ESG performance indicators by sector

Source: Pictet Asset Management

So our approach is to continue to invest in critical, if flawed, industries but, within these, to select the companies that have the best fundamentals across financial and ESG-related dimensions. Financial sustainability, strong balance sheets and management's ability to negotiate technological disruption all matter. But they also go hand in hand with corporate governance, environmental and social standards.

Increasingly, we see ESG not only as a way of managing downside risks, but as a means to pick corporate winners: those with the most resilient and, ultimately, most profitable businesses.

Our credit analysts, well accustomed to reconciling financial statements with ESG considerations, are at the heart of our investment process. They are best positioned to react quickly to news, helping to steer our investment teams.

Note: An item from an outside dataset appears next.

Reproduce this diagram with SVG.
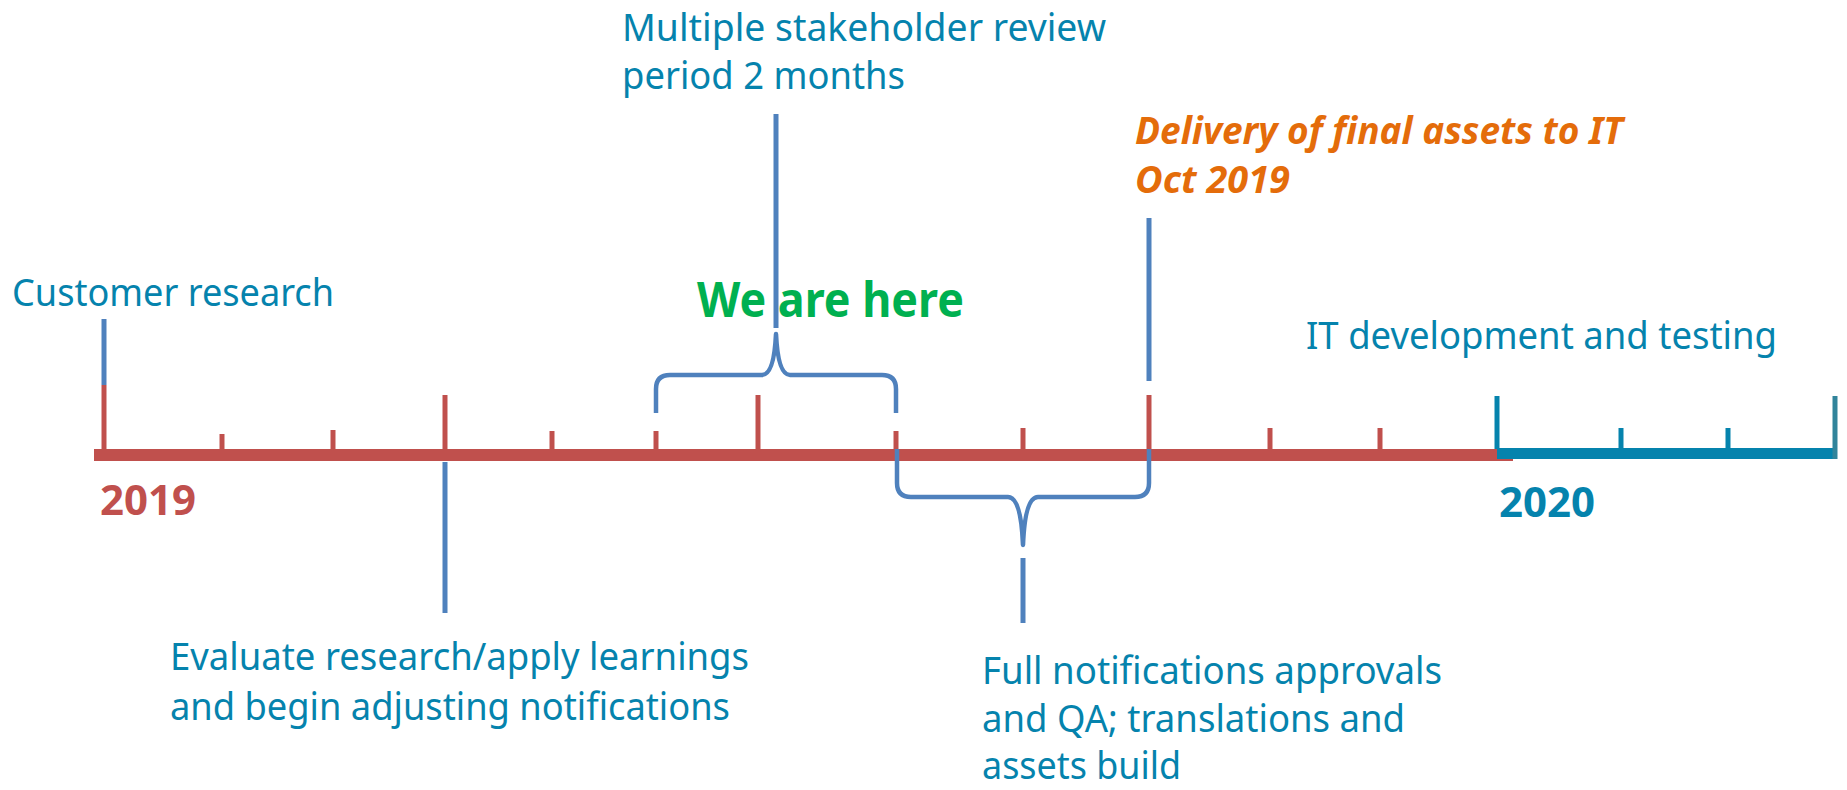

The investment managers themselves take a pure bottom-up approach. They’re not tied to a benchmark and thus aren’t overly influenced by top-down macro trends that tend to distract from corporate fundamentals like their ESG performance – the corporate body language that gives a deeper insight than balance sheets alone can offer.

Nuance matters

But just as some financial indicators are more relevant to some industries, the same holds for ESG criteria. So while environmental considerations are paramount for oil companies, they’re far less important for financials firms, where governance and social factors are likely to incur much higher risks.

Ultimately, ESG investing only works if it helps to allocate capital to the companies that are likely to thrive over the long run. Robust governance, sensitivity and diligence in pursuing good environmental and social practices may be hard to quantify, and thus seem to be “soft” factors, but they are critical to how sustainable a company’s business model proves to be.

ESG investing isn’t just a matter of moral goodness, but increasingly it’s a fiduciary duty. ESG criteria offer insights into a company’s prospects that corporate accounts alone can’t. For anyone investing in corporate bonds, ESG should be at the heart of the search for tomorrow’s winners.